Masters candidates were not hooded on stage (we wore our hoods into the stadium) and when it was finally our turn to walk across the stage, our names were read in such a fast succession that instead of walking all we did was stand in line. I took maybe 5 steps after my name was called before I was stopped and standing behind the graduate in front of me, right in the middle of the stage. There was constantly a line of 5-10 (or more) graduates on stage at any given time. This once again ruined the moment and prevented us from proudly walking across the stage which is the whole point of participating in commencement.
Moving on, let’s talk about the cost vs. benefit of the whole thing…
$130 for regalia to wear during the ceremony – not optional – that has to be bought from the university’s approved vendor to make sure it’s all right is ridiculous.
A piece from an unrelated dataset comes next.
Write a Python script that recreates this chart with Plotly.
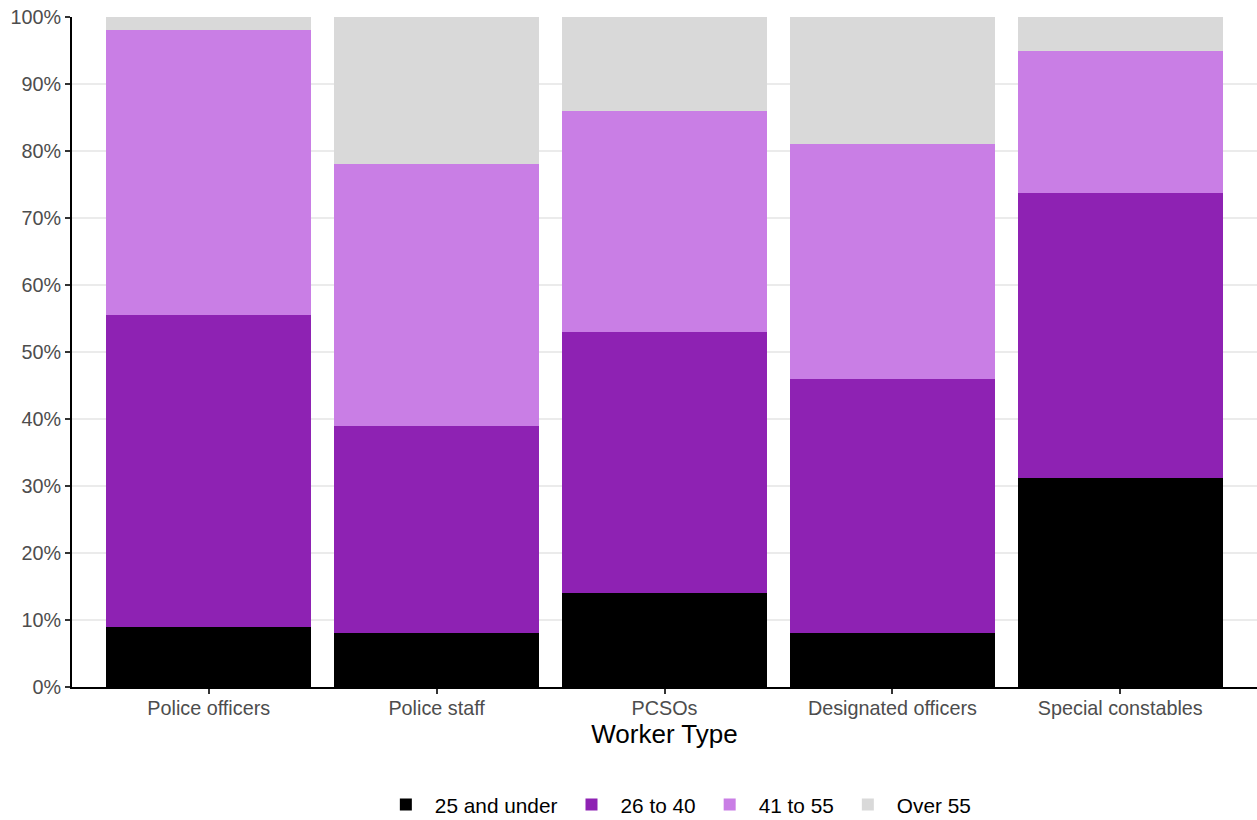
import plotly.graph_objects as go

categories = ["Police officers", "Police staff", "PCSOs", "Designated officers", "Special constables"]
age_groups = ["25 and under", "26 to 40", "41 to 55", "Over 55"]
under_25 = [8.9, 8.0, 14.0, 8.0, 31.2]
age_26_40 = [46.6, 31.0, 39.0, 38.0, 42.5]
age_41_55 = [42.6, 39.0, 33.0, 35.0, 21.3]
over_55 = [1.9, 22.0, 14.0, 19.0, 5.0]
colors = ["#000000", "#8E22B3", "#C97EE5", "#D9D9D9"]
y_ticks = list(range(0, 101, 10))
y_tick_labels = [f"{v}%" for v in y_ticks]

series = [under_25, age_26_40, age_41_55, over_55]

fig = go.Figure()
for name, vals, col in zip(age_groups, series, colors):
    fig.add_trace(go.Bar(
        x=categories, y=vals, name=name,
        marker=dict(color=col, line=dict(width=0)),
        hoverinfo="x+y+name",
    ))

fig.update_layout(
    barmode="stack",
    bargap=0.1,
    width=1257, height=820,
    margin=dict(l=72, r=0, t=17, b=133, autoexpand=False),
    plot_bgcolor="white", paper_bgcolor="white",
    font=dict(family="Liberation Sans, Arial, sans-serif", size=19.8, color="#4D4D4D"),
    legend=dict(
        orientation="h", x=0.51, xanchor="center", y=-0.176, yanchor="middle",
        font=dict(size=20.8, color="#000000"), traceorder="normal",
        itemsizing="constant", itemwidth=48,
    ),
    xaxis=dict(
        range=[-0.6, 4.6],
        title=dict(text="Worker Type", font=dict(size=26, color="#000000"), standoff=3),
        showline=True, linecolor="#000000", linewidth=2,
        ticks="outside", tickcolor="#333333", ticklen=5, tickwidth=1.5,
        ticklabelstandoff=-3,
        showgrid=False, tickfont=dict(size=19.8, color="#4D4D4D"),
    ),
    yaxis=dict(
        range=[0, 100],
        tickvals=y_ticks, ticktext=y_tick_labels,
        showline=True, linecolor="#000000", linewidth=2,
        ticks="outside", tickcolor="#333333", ticklen=5, tickwidth=1.5,
        showgrid=True, gridcolor="#EBEBEB", gridwidth=1.5,
        zeroline=False, tickfont=dict(size=19.8, color="#4D4D4D"),
    ),
)

fig.write_html(
    "out.html",
    config={"displayModeBar": False},
    post_script="document.body.style.margin='0';document.body.style.overflow='hidden';",
)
The cap and gown – and the hood – can not cost near that much to make. The idea that the company partnering with the university is profiting off our achievement doesn’t sit well. It’s the reality of higher education, and it’s still not acceptable.
It would perhaps be worth the money a bit more if throughout the entire ceremony itself there weren’t signs of the university still trying to get more from us. First, any pictures taken have to be bought. At USF, digital downloads alone cost $100 and you get 3 pictures. Two headshots and one with the president, that take less than 5 minutes to capture combined. Additionally, we don’t receive even a degree holder because they sell those and want you to buy one instead. Not giving the actual degree that night is understandable; grades aren’t yet posted or finalized. But to not give us anything at all when we cross the stage (that we have to pay more money for), is simply not right. It’s like we haven’t spent enough money getting the degree up to this point.
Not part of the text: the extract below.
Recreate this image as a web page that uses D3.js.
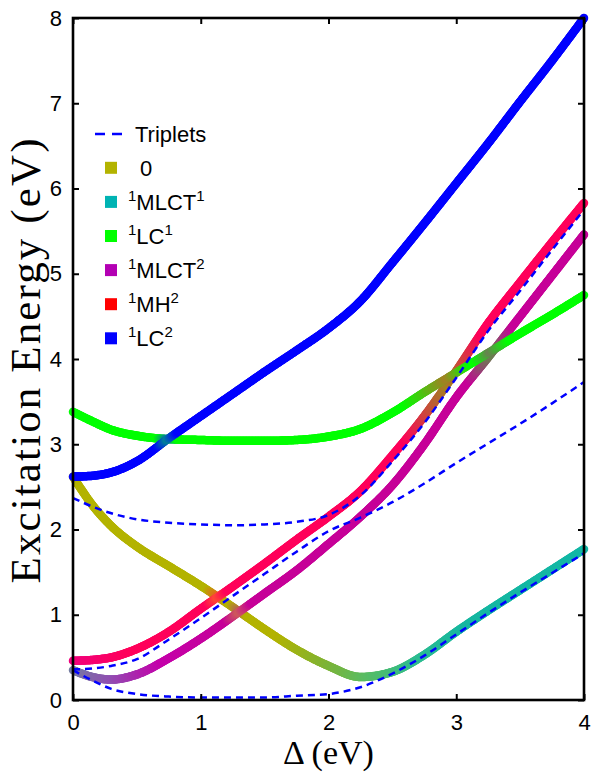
<!DOCTYPE html>
<html>
<head>
<meta charset="utf-8">
<script src="https://cdn.jsdelivr.net/npm/d3@7/dist/d3.min.js"></script>
<style>
  body { margin: 0; background: #fff; }
  text { fill: #000; }
</style>
</head>
<body>
<svg width="592" height="775"></svg>
<script>
// ---- data ----
var delta = [0, 0.15, 0.3, 0.5, 0.75, 1, 1.25, 1.5, 1.75, 2, 2.25, 2.5, 2.75, 3, 3.25, 3.5, 3.75, 4];

// singlet states (thick, coloured by character)
var sOlive  = [2.62, 2.29, 2.04, 1.80, 1.57, 1.34, 1.09, 0.83, 0.59, 0.40, 0.27, 0.33, 0.53, 0.80, 1.05, 1.29, 1.53, 1.77];
var sPurple = [0.35, 0.27, 0.24, 0.30, 0.49, 0.72, 0.98, 1.25, 1.52, 1.83, 2.15, 2.52, 3.00, 3.55, 4.02, 4.50, 4.98, 5.46];
var sRed    = [0.46, 0.47, 0.50, 0.60, 0.80, 1.07, 1.33, 1.60, 1.88, 2.15, 2.45, 2.87, 3.33, 3.86, 4.42, 4.90, 5.37, 5.83];
var sGreen  = [3.38, 3.27, 3.17, 3.10, 3.06, 3.05, 3.04, 3.04, 3.05, 3.09, 3.18, 3.37, 3.61, 3.84, 4.07, 4.30, 4.52, 4.75];
var sBlue   = [2.62, 2.63, 2.67, 2.80, 3.07, 3.33, 3.59, 3.85, 4.10, 4.36, 4.68, 5.13, 5.59, 6.06, 6.53, 7.02, 7.50, 8.00];

// triplet states (dashed)
var t1 = [0.35, 0.23, 0.13, 0.07, 0.04, 0.03, 0.03, 0.03, 0.05, 0.07, 0.15, 0.31, 0.52, 0.77, 1.02, 1.26, 1.49, 1.72];
var t2 = [2.37, 2.27, 2.19, 2.12, 2.08, 2.06, 2.05, 2.06, 2.09, 2.17, 2.40, 2.80, 3.25, 3.78, 4.33, 4.80, 5.28, 5.75];
var t3 = [0.36, 0.37, 0.40, 0.48, 0.71, 0.96, 1.22, 1.48, 1.74, 1.98, 2.14, 2.32, 2.54, 2.78, 3.01, 3.24, 3.48, 3.73];

// character weights of each singlet along delta: [delta, [[state, weight], ...]]
var cOlive = [
  [0, [["0", 1]]], [1.05, [["0", 1]]], [1.13, [["0", 0.6], ["MH2", 0.35], ["MLCT2", 0.15]]], [1.21, [["0", 1]]],
  [1.23, [["0", 1]]], [1.3, [["0", 0.6], ["MLCT2", 0.4]]], [1.37, [["0", 1]]],
  [1.6, [["0", 1]]], [2.0, [["0", 0.7], ["MLCT1", 0.3]]], [2.3, [["0", 0.5], ["MLCT1", 0.55]]],
  [2.7, [["0", 0.25], ["MLCT1", 0.8]]], [3.1, [["0", 0.12], ["MLCT1", 0.9]]], [4, [["0", 0.1], ["MLCT1", 0.92]]]
];
var cPurple = [
  [0, [["0", 0.3], ["MLCT1", 0.4], ["MLCT2", 0.35], ["LC2", 0.1]]],
  [0.3, [["0", 0.2], ["MLCT1", 0.25], ["MLCT2", 0.6], ["LC2", 0.1]]],
  [0.7, [["MLCT2", 0.95], ["MH2", 0.1]]], [1.2, [["MLCT2", 0.85], ["MH2", 0.18]]],
  [1.3, [["MLCT2", 0.5], ["MH2", 0.1], ["0", 0.5]]], [1.4, [["MLCT2", 0.85], ["MH2", 0.18]]],
  [3.1, [["MLCT2", 0.85], ["MH2", 0.18]]], [3.27, [["MLCT2", 0.45], ["MH2", 0.1], ["LC1", 0.5]]],
  [3.45, [["MLCT2", 0.85], ["MH2", 0.18]]], [4, [["MLCT2", 0.85], ["MH2", 0.18]]]
];
var cRed = [
  [0, [["MH2", 0.45], ["MLCT2", 0.7]]], [0.45, [["MH2", 0.9], ["MLCT2", 0.5]]],
  [1.05, [["MH2", 0.9], ["MLCT2", 0.5]]], [1.13, [["MH2", 0.6], ["MLCT2", 0.3], ["0", 0.4]]],
  [1.21, [["MH2", 0.9], ["MLCT2", 0.5]]], [2.6, [["MH2", 0.9], ["MLCT2", 0.5]]],
  [2.93, [["MH2", 0.5], ["MLCT2", 0.2], ["LC1", 0.5]]], [3.2, [["MH2", 0.9], ["MLCT2", 0.5]]],
  [4, [["MH2", 0.9], ["MLCT2", 0.5]]]
];
var cGreen = [
  [0, [["LC1", 1]]], [0.66, [["LC1", 1]]], [0.74, [["LC1", 0.5], ["LC2", 0.6]]], [0.82, [["LC1", 1]]],
  [2.6, [["LC1", 1]]], [2.93, [["LC1", 0.5], ["MH2", 0.5], ["MLCT2", 0.2]]], [3.12, [["LC1", 1]]],
  [3.15, [["LC1", 1]]], [3.27, [["LC1", 0.5], ["MLCT2", 0.45], ["MH2", 0.1]]], [3.42, [["LC1", 1]]],
  [4, [["LC1", 1]]]
];
var cBlue = [
  [0, [["LC2", 1]]], [0.66, [["LC2", 1]]], [0.74, [["LC2", 0.6], ["LC1", 0.5]]], [0.82, [["LC2", 1]]],
  [4, [["LC2", 1]]]
];

var legendKeys = ["0", "MLCT1", "LC1", "MLCT2", "MH2", "LC2"];
var legendLabels = [["", " 0", ""], ["1", "MLCT", "1"], ["1", "LC", "1"], ["1", "MLCT", "2"], ["1", "MH", "2"], ["1", "LC", "2"]];
var xTicks = [0, 1, 2, 3, 4];
var yTicks = [0, 1, 2, 3, 4, 5, 6, 7, 8];

// ---- layout ----
var margin = {left: 73, top: 18, right: 8, bottom: 75};
var width = 592 - margin.left - margin.right;
var height = 775 - margin.top - margin.bottom;

var svg = d3.select("svg");
var g = svg.append("g").attr("transform", "translate(" + margin.left + "," + margin.top + ")");

var x = d3.scaleLinear().domain([0, 4]).range([0, width]);
var y = d3.scaleLinear().domain([0, 8]).range([height, 0]);
var stateColor = d3.scaleOrdinal().domain(legendKeys)
    .range(["#b3b300", "#00b3b3", "#00ff00", "#b300b3", "#ff0000", "#0000ff"]);

// add up the state colours by weight (clamped), like mixing light
function mixColor(mix) {
    var r = 0, gg = 0, b = 0;
    mix.forEach(function(m) {
        var c = d3.rgb(stateColor(m[0]));
        r += c.r * m[1]; gg += c.g * m[1]; b += c.b * m[1];
    });
    return d3.rgb(Math.min(255, r), Math.min(255, gg), Math.min(255, b)).formatHex();
}

var line = d3.line()
    .x(function(d) { return x(d[0]); })
    .y(function(d) { return y(d[1]); })
    .curve(d3.curveMonotoneX);

function pts(ys) { return delta.map(function(d, i) { return [d, ys[i]]; }); }

// thick singlet curve drawn as short pieces so the colour can follow the character
function drawSinglet(ys, chars) {
    var colorAt = d3.scaleLinear()
        .domain(chars.map(function(c) { return c[0]; }))
        .range(chars.map(function(c) { return mixColor(c[1]); }))
        .interpolate(d3.interpolateRgb)
        .clamp(true);
    var tmp = g.append("path").attr("d", line(pts(ys))).attr("fill", "none");
    var node = tmp.node();
    var len = node.getTotalLength();
    var step = 1.5;
    var n = Math.ceil(len / step);
    var prev = node.getPointAtLength(0);
    var grp = g.append("g");
    for (var i = 1; i <= n; i++) {
        var p = node.getPointAtLength(Math.min(len, i * step));
        grp.append("line")
            .attr("x1", prev.x).attr("y1", prev.y)
            .attr("x2", p.x).attr("y2", p.y)
            .attr("stroke", colorAt(x.invert((prev.x + p.x) / 2)))
            .attr("stroke-width", 8.5)
            .attr("stroke-linecap", "round");
        prev = p;
    }
    tmp.remove();
}

drawSinglet(sOlive, cOlive);
drawSinglet(sPurple, cPurple);
drawSinglet(sRed, cRed);
drawSinglet(sGreen, cGreen);
drawSinglet(sBlue, cBlue);

[t1, t2, t3].forEach(function(t) {
    g.append("path")
        .attr("d", line(pts(t)))
        .attr("fill", "none")
        .attr("stroke", "#0000ff")
        .attr("stroke-width", 2.5)
        .attr("stroke-dasharray", "7,5");
});

// ---- axes (MATLAB style box with inward ticks) ----
function styleAxis(sel) {
    sel.select(".domain").remove();
    sel.selectAll(".tick line").attr("stroke", "#000").attr("stroke-width", 2);
    sel.selectAll("text").attr("font-family", "Liberation Sans, Arial, sans-serif")
        .attr("font-size", 22).attr("fill", "#000");
}
g.append("g").attr("transform", "translate(0," + height + ")")
    .call(d3.axisBottom(x).tickValues(xTicks).tickFormat(d3.format("d")).tickSizeInner(-6).tickPadding(14))
    .call(styleAxis);
g.append("g")
    .call(d3.axisTop(x).tickValues(xTicks).tickFormat("").tickSizeInner(-6))
    .call(styleAxis);
g.append("g")
    .call(d3.axisLeft(y).tickValues(yTicks).tickFormat(d3.format("d")).tickSizeInner(-6).tickPadding(11))
    .call(styleAxis);
g.append("g").attr("transform", "translate(" + width + ",0)")
    .call(d3.axisRight(y).tickValues(yTicks).tickFormat("").tickSizeInner(-6))
    .call(styleAxis);

g.append("rect")
    .attr("width", width).attr("height", height)
    .attr("fill", "none").attr("stroke", "#000").attr("stroke-width", 2.6);

// ---- axis labels ----
svg.append("text")
    .attr("x", margin.left + width / 2).attr("y", 764)
    .attr("text-anchor", "middle")
    .attr("font-family", "Liberation Serif, Times New Roman, serif")
    .attr("font-size", 34)
    .text("\u0394 (eV)");
svg.append("text")
    .attr("transform", "translate(40," + (margin.top + height / 2 + 2) + ") rotate(-90)")
    .attr("text-anchor", "middle")
    .attr("font-family", "Liberation Serif, Times New Roman, serif")
    .attr("font-size", 43)
    .attr("textLength", 445)
    .attr("lengthAdjust", "spacing")
    .text("Excitation Energy (eV)");

// ---- legend ----
var legend = svg.append("g");
legend.append("line")
    .attr("x1", 95).attr("x2", 122).attr("y1", 134).attr("y2", 134)
    .attr("stroke", "#0000ff").attr("stroke-width", 2.5).attr("stroke-dasharray", "10,7");
legend.append("text")
    .attr("x", 135).attr("y", 141.5)
    .attr("font-family", "Liberation Sans, Arial, sans-serif").attr("font-size", 22)
    .text("Triplets");

var item = legend.selectAll(".item").data(legendKeys).enter().append("g")
    .attr("transform", function(d, i) { return "translate(0," + (167.8 + i * 34.1) + ")"; });
item.append("rect")
    .attr("x", 105).attr("y", -6).attr("width", 12).attr("height", 12)
    .attr("fill", function(d) { return stateColor(d); });
var lt = item.append("text")
    .attr("x", 128).attr("y", 8)
    .attr("font-family", "Liberation Sans, Arial, sans-serif").attr("font-size", 22)
    .attr("xml:space", "preserve");
lt.append("tspan").attr("font-size", 15).attr("dy", -9)
    .text(function(d, i) { return legendLabels[i][0]; });
lt.append("tspan").attr("dy", function(d, i) { return legendLabels[i][0] ? 9 : 0; })
    .attr("dx", function(d, i) { return legendLabels[i][0] ? 0 : 6; })
    .text(function(d, i) { return legendLabels[i][1]; });
lt.append("tspan").attr("font-size", 15).attr("dy", -9)
    .text(function(d, i) { return legendLabels[i][2]; });
</script>
</body>
</html>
Okay, so what’s the point?
Realistically nothing major is going to change, but if there’s any hope of even small change, it starts by talking about and naming the issues that exist within commencement. Graduates deserve to celebrate, show personality, and not be gouged for money throughout the entire process of preparing for and participating in commencement. I also recognize not all university commencements are the same – my undergraduate commencement was far better than the one I just experienced and not near every university reacts to students celebrating on stage the way UF did this past week either.
What should commencement ceremonies look like? What is an ideal ceremony for you?